H = The percentage of the population who are poor – or the (raw) Headcount ratio.
A= The average intensity of deprivation.
M0= An ‘adjusted Headcount’. This reflects both the incidence (the percentage of the population who are poor, H) and intensity of poverty, A.
M1= This measure reflects the incidence, intensity and depth of poverty. The depth of poverty is the ‘gap’ (G) between poverty and the poverty line (M1 = H x A x G).
Number of deprivations experienced, though different groups of population, 2008
|Median of deprivations||Average number of deprivations|
|Population which perceives itself as poor||5.0||5.0|
|Population below the income poverty line||5.1||5.2|
|Population which perceives itself as poor and is below the income poverty line||5.4||5.6|
|Non-poor population by perception||3.0||3.2|
|Population over income poverty line||3.0||3.2|
Source: NPD-SDQLD calculations, with data from the LSMS 2008
APPLICATIONS ~The MPI-Colombia as public policy design tool
MPI-Colombia at the municipal level
A proxy of the national MPI-Colombia was constructed at the municipal level using Census data from 2005. The municipal MPI allowed poverty maps to be created and updated using the new multidimensional approach and assessment tool. The exercise is a rich source of information for targeting purposes at the geographical level.
MPI-Colombia goals for national planning
The MPI-Colombia has three key policy advantages: it can depict the joint distribution of deprivations (the intensity of poverty), it shows the contribution of each of the dimensions to overall poverty levels, and is able to facilitate accountability at the level of social public policy interventions.
On the strength of these advantages, the Colombian government decided to include the multidimensional (raw) Headcount ratio (H) within the indicators used to track poverty reduction strategies in the National Development Plan –NDP (2010-2014).
The NDP set a goal to reduce the population living in multidimensional poverty from 35% (2008) to 22.5% (2014). The overall 2014 poverty reduction goal was established according to goals attached to each of the MPI dimensions. Consequently, the overall target is a combination of the achievements of each of the five dimension-specific strategies designed in the NDP. This institutional arrangement makes the MPI-Colombia a powerful monitoring tool and a comprehensive poverty reduction strategy.

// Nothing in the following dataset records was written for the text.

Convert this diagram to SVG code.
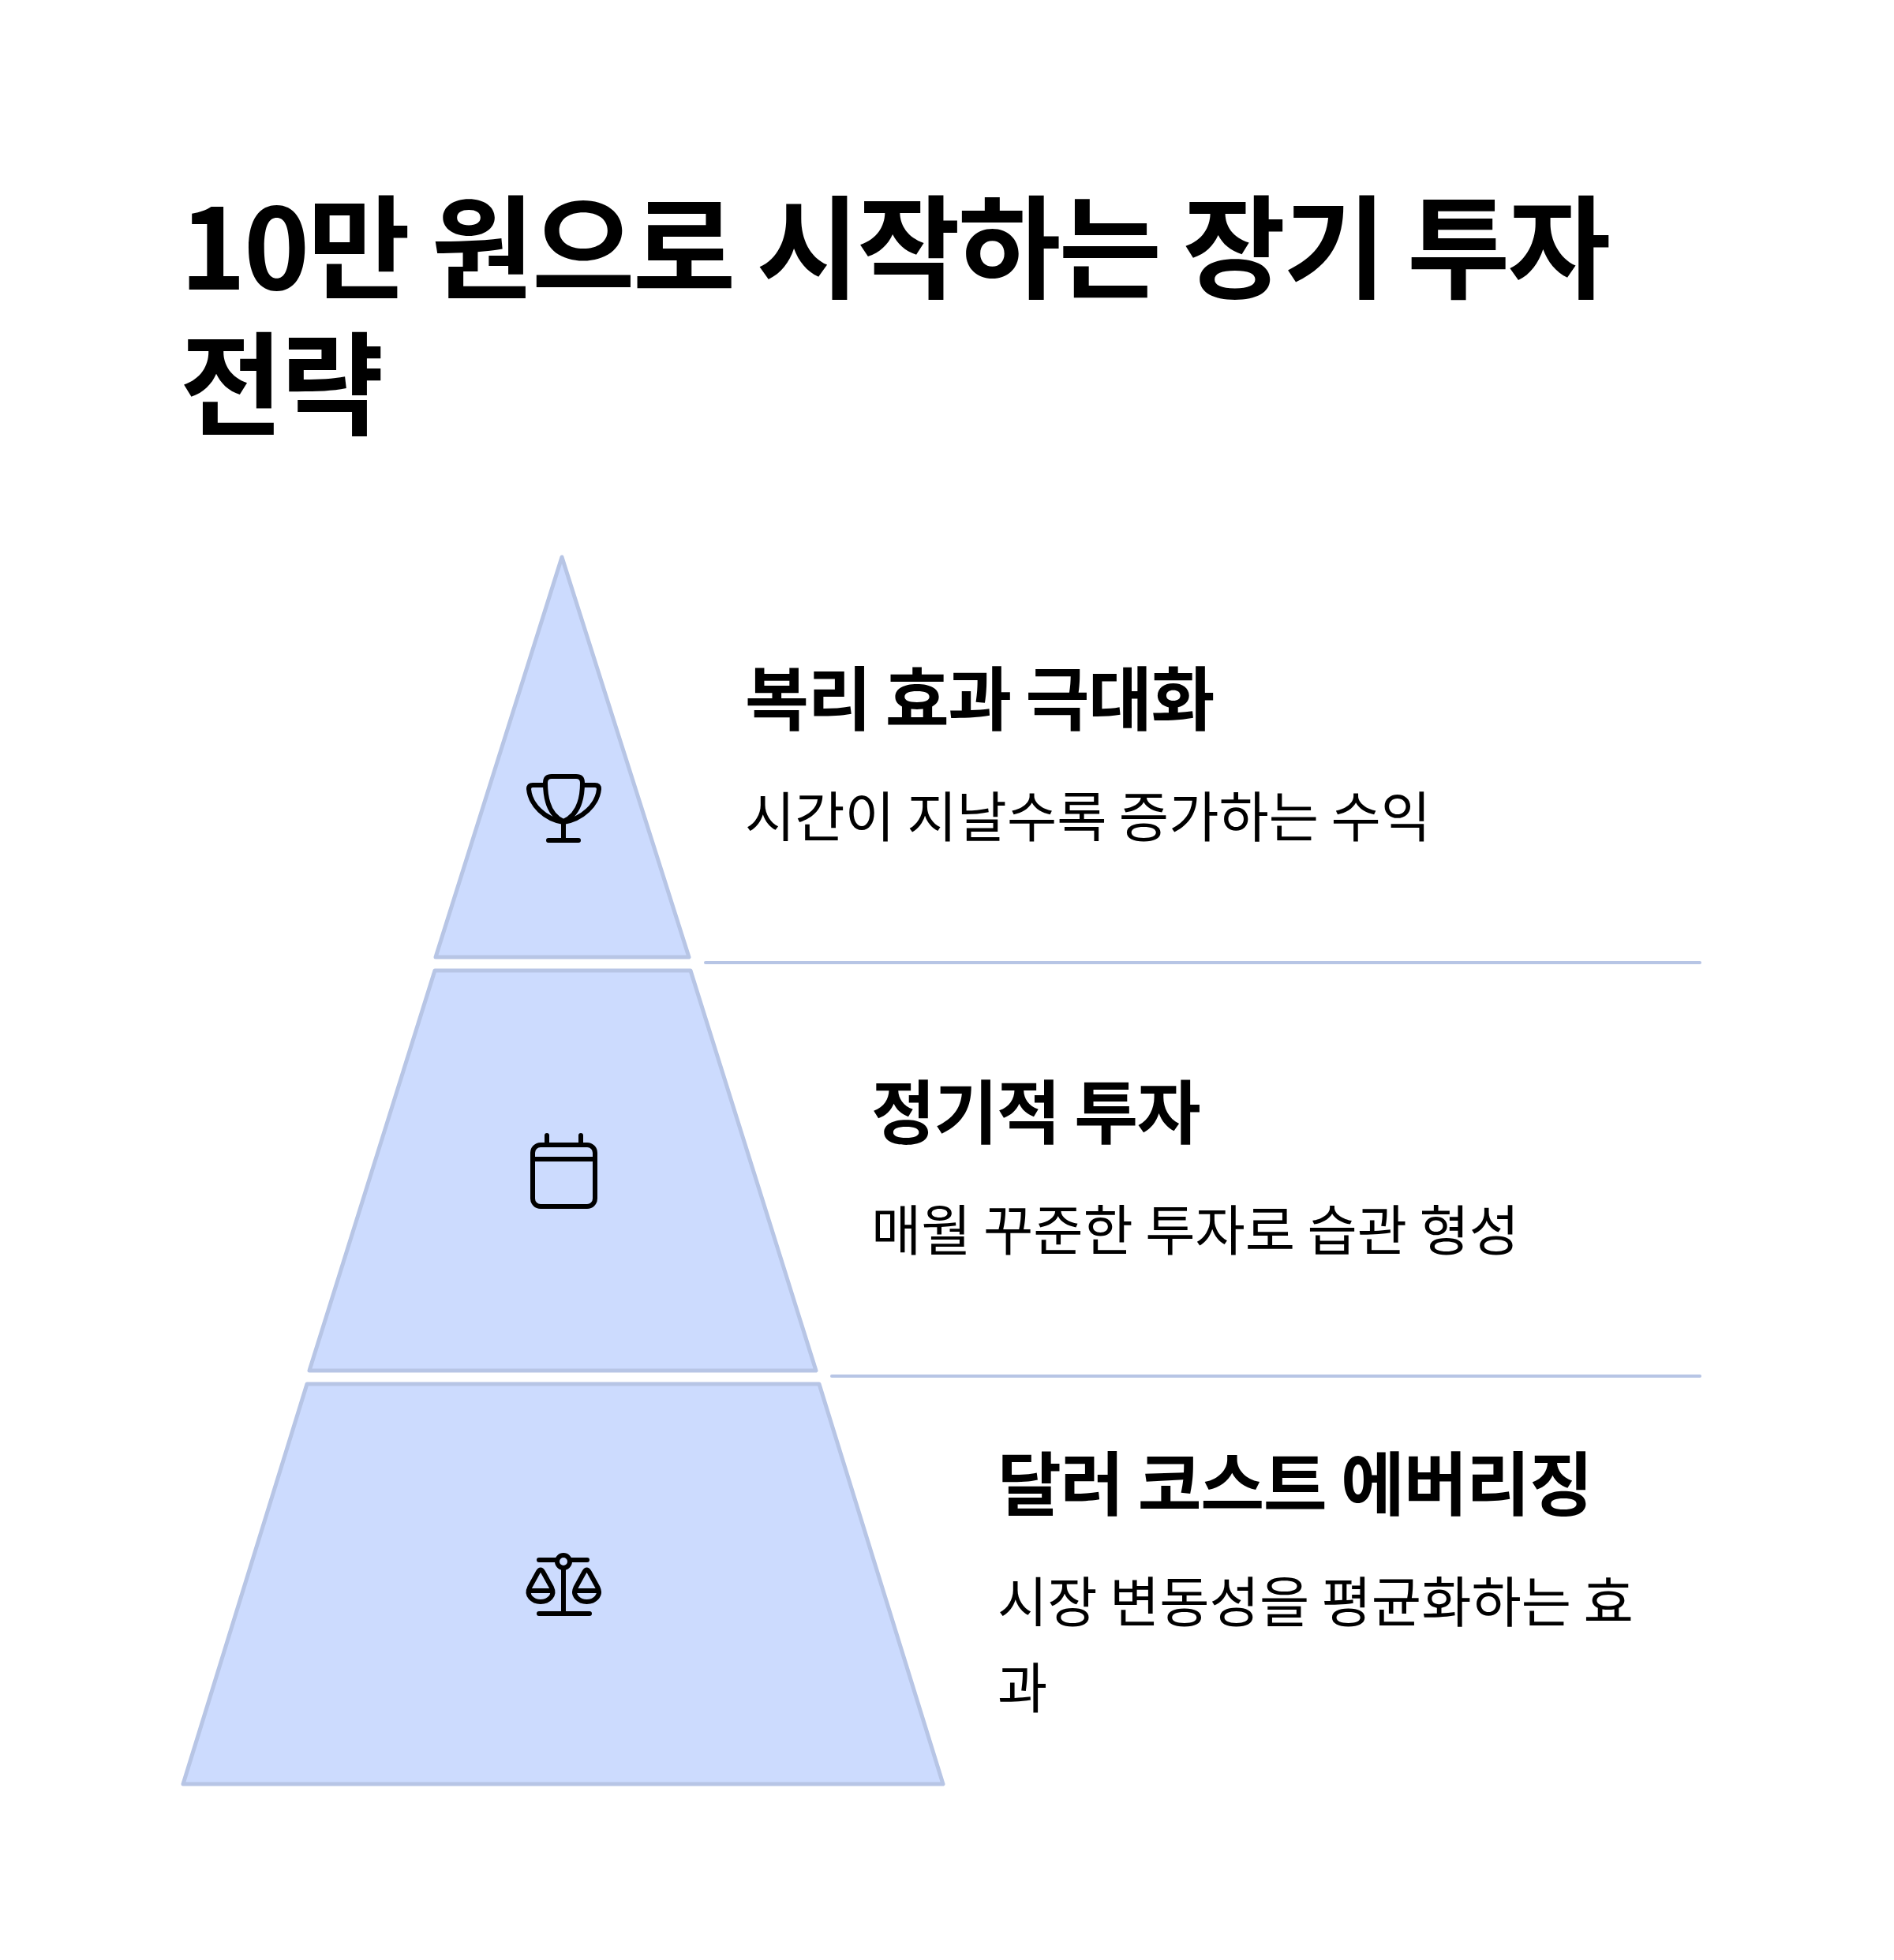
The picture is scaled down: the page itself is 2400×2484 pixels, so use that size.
<svg xmlns="http://www.w3.org/2000/svg" width="2400" height="2484" viewBox="0 0 2400 2484">
<style>
text{font-family:"Noto Sans CJK KR","Noto Sans",sans-serif;fill:#000}
.t{font-size:142px;font-weight:700;letter-spacing:-3px}
.h{font-size:88px;font-weight:700;letter-spacing:-1.4px}
.b{font-size:68.8px;font-weight:400}
.p{fill:#ccdbfe;stroke:#b7c5e5;stroke-width:5;stroke-linejoin:round}
.d{stroke:#b7c5e5;stroke-width:4;stroke-linecap:round;fill:none}
.i{fill:none;stroke:#000;stroke-width:6;stroke-linecap:round;stroke-linejoin:round}
</style>
<rect width="2400" height="2484" fill="#fff"/>
<g id="title"><text class="t" x="228" y="367">10만 원으로 시작하는 장기 투자</text><text class="t" x="228" y="540">전략</text></g>
<g id="connectors"><path class="d" d="M894 1220H2154"/><path class="d" d="M1054 1744H2154"/></g>
<g id="tier-1"><path class="p" d="M712 706L873 1213H552Z"/>
<g class="i"><path d="M699 984H730Q738 984 738 992C738 1018 730 1034 714 1041C698 1034 691 1018 691 992Q691 984 699 984Z"/><path d="M691 995H675Q670 995 670 1000C672 1020 690 1038 714 1042"/><path d="M738 995H754Q759 995 759 1000C757 1020 738 1038 714 1042"/><path d="M714 1042V1065M695 1065H733"/></g>
<text class="h" x="944" y="918">복리 효과 극대화</text><text class="b" x="944" y="1061">시간이 지날수록 증가하는 수익</text></g>
<g id="tier-2"><path class="p" d="M551 1230H875L1034 1737H392Z"/>
<g class="i"><rect x="675" y="1451" width="79" height="78" rx="10"/><path d="M693 1439V1451M736 1439V1451M675 1469H754"/></g>
<text class="h" x="1104" y="1442">정기적 투자</text><text class="b" x="1104" y="1585">매월 꾸준한 투자로 습관 형성</text></g>
<g id="tier-3"><path class="p" d="M389 1754H1038L1195 2261H232Z"/>
<g class="i"><path d="M683 1977H706M722 1977H744M714 1987V2045M683 2045H747"/><circle cx="714" cy="1979" r="8"/><path d="M671 2012L682 1992Q685 1987 688 1992L699 2012C704 2022 695 2030 685 2030C675 2030 666 2022 671 2012ZM670 2016H700"/><path d="M729.500 2012L740.500 1992Q743.500 1987 746.500 1992L757.500 2012C762.500 2022 753.500 2030 743.500 2030C733.500 2030 724.500 2022 729.500 2012ZM728.500 2016H758.500"/></g>
<text class="h" x="1264" y="1913">달러 코스트 에버리징</text><text class="b" x="1264" y="2056">시장 변동성을 평균화하는 효</text><text class="b" x="1264" y="2165">과</text></g>
</svg>
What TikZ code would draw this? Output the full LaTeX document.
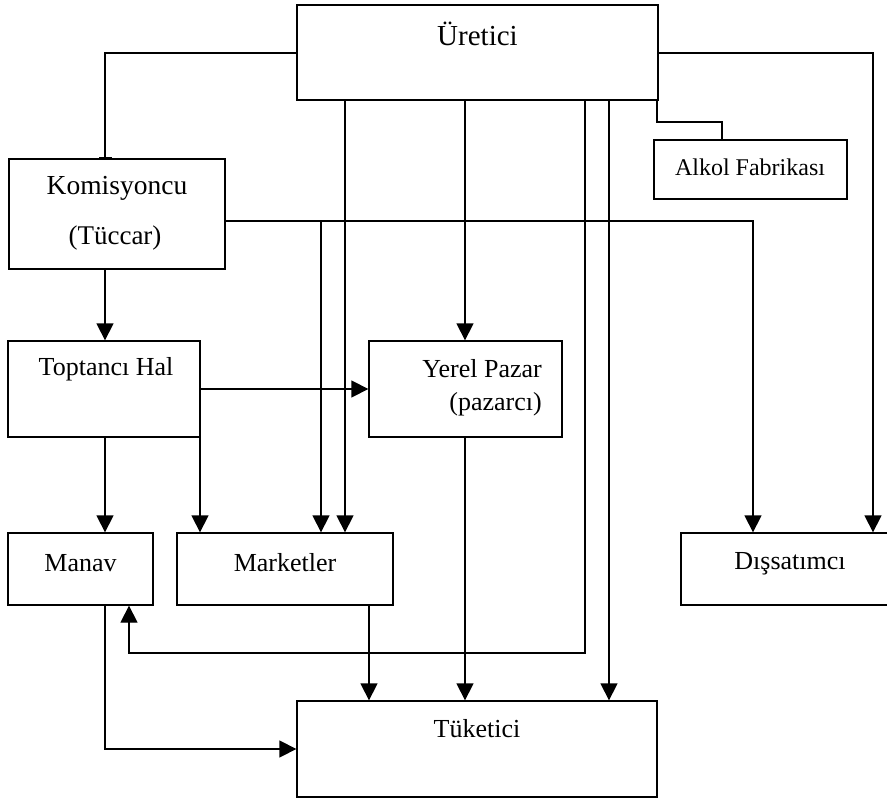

Targeting beneficiary households for the Extreme Poverty Reduction Strategy – UNIDOS
In Colombia the main public policy initiative to reduce extreme poverty is the UNIDOS network. This network combines the efforts of several governmental agencies and affected families with the goal of enhancing the income-generating abilities and the quality of life conditions of the families. This intervention is by nature transitory; once a family no longer lives in extreme poverty, the family finishes the programme. The MPI-Colombia is now used alongside income poverty measures as a condition for promoting families from the UNIDOS programme. That means families classified as non-multidimensionally poor (using the H headcount ratio with k=5) and non-income poor, will be promoted out of the programme at the end of the process.
 The selection of the indicators considered the previous Colombian multidimensional experiences as the Unmeet Basic Needs, the SISBEN III and the Quality of Life Index.